Le silence de l'oubli

Manifestation silencieuse des familles de Français disparus en Argentine. S'interroge rapidemment sur le sort de ces victimes. Devant des protestations officielles inefficaces, FG prône la demande d'exclusion de l'Argentine des prochains JO.
Ils sont dignes, calmes, sans éclat de voix, avec ce visage des hommes et des femmes qui n'ont plus de larmes pour pleurer. Depuis de longs mois, ils constituent des dossiers, sollicitent des audiences, manifestent silencieusement tous les jeudis, à Paris.
Ce qu'ils demandent ? Si peu de chose! Qu'on leur dise, simplement, si leur fils, leur fille, leur frère, leur sœur sont morts ou vivants. Simplement.
Ce sont les parents des dix Français disparus en Argentine, parmi lesquels deux religieuses.
Parfois un lambeau d'information leur parvient. C'est une femme de la haute société argentine, qui fait dire : « Sœur Alice (arrêtée le 10 décembre 1977) a été vue, au mois de janvier 78, dans un camp de concentration... Elle semblait très atteinte, une autre détenue l'aidait à marcher... » Depuis, cette informatrice a été elle-même arrêtée.

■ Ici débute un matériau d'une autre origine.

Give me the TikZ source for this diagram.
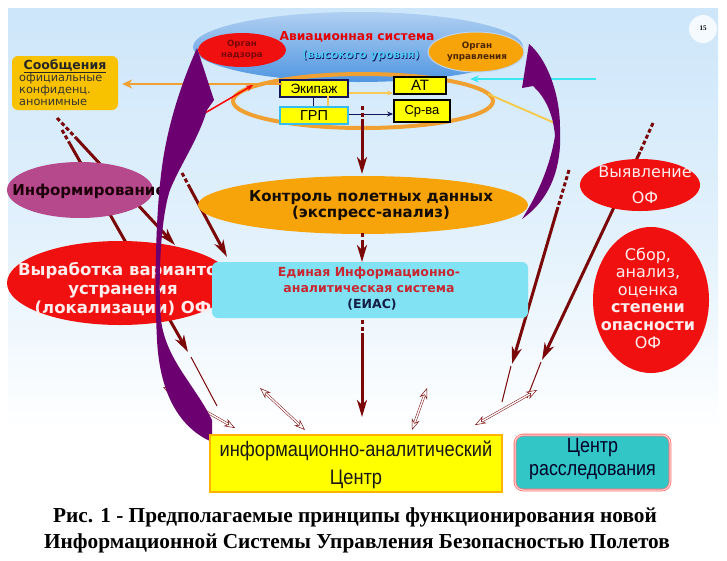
\documentclass[tikz,border=0pt]{standalone}
\usepackage{fontspec}
\setmainfont{DejaVu Sans}
\newfontfamily\arialf{Liberation Sans}
\newfontfamily\narrowf[FakeStretch=0.87]{Liberation Sans}
\newfontfamily\capf{Liberation Serif}
\usetikzlibrary{arrows.meta,calc}
\newcommand{\fsz}[2]{\fontsize{#1}{#2}\selectfont}
\definecolor{bgtop}{RGB}{205,230,250}
\definecolor{bgmid}{RGB}{228,242,252}
\definecolor{skyblue}{RGB}{80,150,225}
\definecolor{ovred}{RGB}{240,16,16}
\definecolor{ovorange}{RGB}{247,163,10}
\definecolor{ringorange}{RGB}{240,160,48}
\definecolor{lightorange}{RGB}{248,200,90}
\definecolor{darkred}{RGB}{122,8,8}
\definecolor{purp}{RGB}{108,0,112}
\definecolor{mauve}{RGB}{182,72,140}
\definecolor{eiascyan}{RGB}{128,226,242}
\definecolor{goldbox}{RGB}{248,194,0}
\definecolor{tealbox}{RGB}{50,198,198}
\definecolor{ylw}{RGB}{255,255,0}
\definecolor{navyc}{RGB}{20,20,90}
\definecolor{pinktext}{RGB}{255,236,236}
\definecolor{cyanline}{RGB}{60,230,240}
\definecolor{yline}{RGB}{245,200,70}
\definecolor{eiasred}{RGB}{200,40,50}
\definecolor{eiasdark}{RGB}{20,30,70}
\begin{document}
\begin{tikzpicture}[x=1pt,y=-1pt,
  txt/.style={inner sep=0pt, align=center},
  boxnode/.style={draw, line width=1.6pt, fill=ylw, inner sep=0pt, font=\arialf},
  drarrow/.style={draw=darkred, line width=3pt, -{Stealth[length=17pt,width=10pt,inset=5pt]}},
  drdash/.style={draw=darkred, line width=3pt, dash pattern=on 4pt off 2.5pt},
  drthin/.style={draw=darkred, line width=1pt},
  dblarrow/.style={draw=darkred, line width=0.5pt, double=white, double distance=1.4pt,
     {Stealth[length=11pt,width=8pt,fill=white]}-{Stealth[length=11pt,width=8pt,fill=white]}}
]
\fill[white] (0,0) rectangle (727,560);
\useasboundingbox (0,0) rectangle (727,560);
% slide background
\shade[top color=bgtop, bottom color=bgmid] (8,8) rectangle (718,250);
\shade[top color=bgmid, bottom color=white] (8,250) rectangle (718,430);
\fill[white, opacity=.8] (703,29) circle (14);
\node[txt] (pnum) at (703,28) {\capf\bfseries\fsz{7}{8}15};

% high-level aviation system
\shade[top color=skyblue!45!white, bottom color=skyblue] (358,47) ellipse [x radius=165, y radius=35];
\fill[ovred] (242,50) ellipse [x radius=44, y radius=17];
\node[txt, text=darkred, font=\fsz{8.6}{11}\bfseries] (nadzor) at (242,50) {Орган\\надзора};
\filldraw[fill=ovorange, draw=skyblue!40!white, line width=1pt] (476,52) ellipse [x radius=48, y radius=20];
\node[txt, text=black!70!orange, font=\fsz{8.8}{11}\bfseries] (upr) at (477,52) {Орган\\управления};
\node[txt, text=red!90!black, font=\fsz{12.3}{14}\bfseries] (avia) at (357,37) {Авиационная система};
\node[txt, text=navyc, font=\fsz{11}{13}\bfseries] (avias) at (361.8,56.8) {(высокого уровня)};
\node[txt, text=cyan!70!white, font=\fsz{11}{13}\bfseries] (avia2) at (361,56) {(высокого уровня)};

% ring
\draw[ringorange, line width=4pt] (363,101) ellipse [x radius=130, y radius=27];

% crew boxes
\node[boxnode, draw=navyc, minimum width=68pt, minimum height=17pt, font=\arialf\fsz{13.5}{14}] (ekip) at (314,88.5) {Экипаж};
\node[boxnode, draw=cyan!80!white, minimum width=68pt, minimum height=17pt, font=\arialf\fsz{14.5}{15}] (grp) at (314,115.5) {ГРП};
\node[boxnode, draw=black, line width=1.8pt, minimum width=52pt, minimum height=17pt, font=\arialf\fsz{15}{16}] (at) at (420,85.5) {АТ};
\node[boxnode, draw=black, line width=1.8pt, minimum width=56pt, minimum height=22pt, font=\arialf\fsz{13}{14}] (srva) at (422,111) {Ср-ва};
\draw[lightorange, line width=1.5pt, -{Stealth[length=6pt,width=5pt]}] ($(ekip.east)+(0,4.5)$) -- ($(at.west)+(0,7.5)$);
\draw[navyc, line width=1pt, -{Stealth[length=6pt,width=5pt]}] ($(grp.east)+(0,-1.5)$) -- ($(srva.west)+(0,3)$);
\draw[navyc, line width=1pt] ($(ekip.south)+(-1,0)$) -- ($(grp.north)+(-1,0)$);
\draw[lightorange, line width=1.5pt] ($(ekip.south)+(14,-2)$) -- ($(grp.north)+(14,0)$);

% messages box
\node[fill=goldbox, rounded corners=6pt, minimum width=106pt, minimum height=54pt, inner sep=0pt] (soob) at (65,83) {};
\node[txt, font=\fsz{12.5}{14}\bfseries, text=black!85] (soobT) at (65,66) {\underline{Сообщения}};
\node[txt, anchor=north west, align=left, font=\fsz{11.3}{12}, text=black!80] (soobB) at (19,73.5) {официальные\\конфиденц.\\анонимные};

% arrows around the top
\coordinate (orgL) at (282,84);
\draw[ringorange, line width=2.5pt, -{Stealth[length=10pt,width=9pt]}] (orgL) -- ($(soob.east)+(4,1)$);
\coordinate (cyS) at (596,79);
\coordinate (cyE) at (470,79);
\draw[cyanline, line width=1.8pt, -{Stealth[length=9pt,width=7pt]}] (cyS) -- (cyE);
\coordinate (ylS) at (488,94);
\coordinate (ylE) at (557,124);
\draw[yline, line width=1.8pt] (ylS) -- (ylE);
\coordinate (rdS) at (205,113);
\coordinate (rdE) at (253,85);
\draw[red, line width=1.5pt, -{Stealth[length=7pt,width=6pt]}] (rdS) -- (rdE);

% long dark red arrows (behind ovals)
\coordinate (a0) at (57,118); \coordinate (a1) at (76,138); \coordinate (a2) at (175,245);
\draw[drdash] (a0) -- (a1); \draw[drarrow] (a1) -- (a2);
\coordinate (b0) at (62,130); \coordinate (b1) at (70,144); \coordinate (b2) at (188,352);
\draw[drdash] (b0) -- (b1); \draw[drarrow] (b1) -- (b2);
\coordinate (b3) at (191,357); \coordinate (b4) at (217,406);
\draw[drthin] (b3) -- (b4);
\coordinate (c0) at (182,173); \coordinate (c1) at (190,188); \coordinate (c2) at (227,257);
\draw[drdash] (c0) -- (c1); \draw[drarrow] (c1) -- (c2);
\coordinate (d0) at (569,170); \coordinate (d1) at (558,207); \coordinate (d2) at (512,364);
\coordinate (d3) at (511,366); \coordinate (d4) at (502,402);
\draw[drdash] (d0) -- (d1); \draw[drarrow] (d1) -- (d2); \draw[drthin] (d3) -- (d4);
\coordinate (e0) at (653,123); \coordinate (e1) at (640,152); \coordinate (e2) at (542,360);
\coordinate (e3) at (541,362); \coordinate (e4) at (527,398);
\draw[drdash] (e0) -- (e1); \draw[drarrow] (e1) -- (e2); \draw[drthin] (e3) -- (e4);

% ovals
\fill[mauve] (80,190) ellipse [x radius=73, y radius=28];
\node[txt, text=black!85!purple, font=\fsz{15}{17}\bfseries] (inform) at (89,191) {Информирование};
\fill[ovred] (120,283) ellipse [x radius=113, y radius=42];
\node[txt, text=pinktext, font=\fsz{16.5}{19}\bfseries] (vyrab) at (123,289) {Выработка вариантов\\устранения\\(локализации) ОФ};
\fill[ovorange] (363,205) ellipse [x radius=165, y radius=29];
\node[txt, text=black!90!brown, font=\fsz{15}{16}\bfseries] (kontrol) at (371,206) {Контроль полетных данных\\(экспресс-анализ)};
\node[fill=eiascyan, rounded corners=6pt, minimum width=316pt, minimum height=56pt, inner sep=0pt] (eias) at (370,290) {};
\node[txt, text=eiasred, font=\fsz{12.5}{16.5}\bfseries] (eiasT) at (369,280) {Единая Информационно-\\аналитическая система};
\node[txt, text=eiasdark, font=\fsz{12.5}{14}\bfseries] (eiasA) at (372,305) {(ЕИАС)};
\fill[ovred] (640,185) ellipse [x radius=60, y radius=26];
\node[txt, text=pinktext, font=\fsz{16}{26}] (vyyav) at (645,185) {Выявление\\ОФ};
\fill[ovred] (651,300) ellipse [x radius=58, y radius=73];
\node[txt, text=pinktext, font=\fsz{16}{17.6}] (sbor) at (648,298) {Сбор,\\анализ,\\оценка\\\textbf{степени}\\\textbf{опасности}\\ОФ};

% double-headed arrows (left one goes behind the purple arrow)
\coordinate (p1) at (163,387); \coordinate (q1) at (235,428);
\draw[dblarrow] (p1) -- (q1);

% purple curved arrows
\fill[purp] (197,48) -- (214,100) -- (207,110)
  .. controls (198,140) and (180,165) .. (170,190)
  .. controls (160,220) and (158,285) .. (161,320)
  .. controls (166,360) and (195,385) .. (212,420)
  -- (212,442)
  .. controls (180,428) and (160,395) .. (157,340)
  .. controls (154,280) and (156,205) .. (163,160)
  .. controls (170,115) and (185,75) .. cycle;
\fill[purp] (529,44) .. controls (546,58) and (560,92) .. (560,128)
  .. controls (562,165) and (552,198) .. (522,219)
  .. controls (534,200) and (549,172) .. (555,136)
  .. controls (553,112) and (544,96) .. (533,86)
  -- (522,88) -- cycle;

% central vertical arrows
\coordinate (v0) at (362,106); \coordinate (v1) at (362,120); \coordinate (v2) at (362,174);
\draw[drdash] (v0) -- (v1); \draw[drarrow] (v1) -- (v2);
\coordinate (w0) at (362,233); \coordinate (w1) at (362,241); \coordinate (w2) at (362,262);
\draw[drdash] (w0) -- (w1); \draw[drarrow] (w1) -- (w2);
\coordinate (u0) at (362,320); \coordinate (u1) at (362,334); \coordinate (u2) at (362,417);
\draw[drdash] (u0) -- (u1); \draw[drarrow] (u1) -- (u2);

\coordinate (p2) at (260,388); \coordinate (q2) at (305,430);
\draw[dblarrow] (p2) -- (q2);
\coordinate (p3) at (427,388); \coordinate (q3) at (412,430);
\draw[dblarrow] (p3) -- (q3);
\coordinate (p4) at (537,390); \coordinate (q4) at (475,425);
\draw[dblarrow] (p4) -- (q4);

% bottom boxes
\node[fill=ylw, draw=brown!80!orange, line width=0.5pt, double=orange!60!yellow, double distance=1.2pt,
      minimum width=292pt, minimum height=57pt, inner sep=0pt] (iac) at (356,463.5) {};
\node[txt, font=\narrowf\fsz{21}{28}, text=black!90] (iacT) at (356,465) {информационно-аналитический\\Центр};
\node[fill=tealbox, draw=red!55!white, line width=0.8pt, double=pink!60!white, double distance=1pt,
      rounded corners=8pt, minimum width=155pt, minimum height=55pt, inner sep=0pt] (rassl) at (592.5,462.5) {};
\node[txt, font=\narrowf\fsz{20.5}{23}, text=black!85!blue] (rasslT) at (592.5,459) {Центр\\расследования};

% caption
\node[txt, font=\capf\bfseries\fsz{21.3}{23}] (cap1) at (355,517) {Рис. 1 - Предполагаемые принципы функционирования новой};
\node[txt, font=\capf\bfseries\fsz{21.3}{23}] (cap2) at (357,543) {Информационной Системы Управления Безопасностью Полетов};
\end{tikzpicture}
\end{document}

C'est cette lettre recommandée, adressée aux parents d'un jeune homme volatilisé le 20 octobre 1976, pour dire : « On a vu votre fils, détenu à Rosario... Il était entre les mains de la police militaire. »
C'est ce témoignage transmis aux parents d'une jeune femme arrêtée, avec ses deux petites filles, le 21 octobre 1977, par des membres du 1er Corps d'armée. Son mari s'est livré, ce soir-là, pour protéger sa famille. Il a été tué sous ses yeux.
Cette jeune femme a été vue, plus tard, dans un local de police que le témoin situe exactement. Donc, ces disparus n'ont pas été abattus, comme on l'a dit en manière d'excuse, au cours de quelque opération menée par des polices parallèles ou des bandes non contrôlées.
Ont-ils participé à des actions contre le gouvernement qui s'est saisi d'eux ? Possible. La situation du pays justifiait-elle que les autorités les retiennent ? Les jugent ? Les condamnent ? Peut-être.
Mais ce silence, qui n'est même pas celui de la tombe? Ces petites filles, ramenées un jour, sans explication, à leurs grands parents, qui ne sauront jamais si leur mère est morte ou si elle croupit, les yeux crevés, dans un cul de basse-fosse ? Qui ne sont même pas légalement orphelines ?
Le ministre français des Affaires étrangères, M. Jean-François Poncet, est l'homme le moins suspect d'indifférence au tragique de cette situation ni même de négligence. Mais les autorités argentines n'ont apparemment rien à faire des protestations de la France officielle. Et l'autre France a oublié... Lors de la Coupe du monde de football, des cris se sont élevés. Aujourd'hui, l'Afrique du Sud, parce qu'elle pratique l'apartheid, a remplacé l'Argentine dans l'actualité politico-sportive.
A propos, quand la France a-t-elle demandé au Comité olympique international d'exclure l'Argentine des Jeux de Moscou ? Il est encore temps.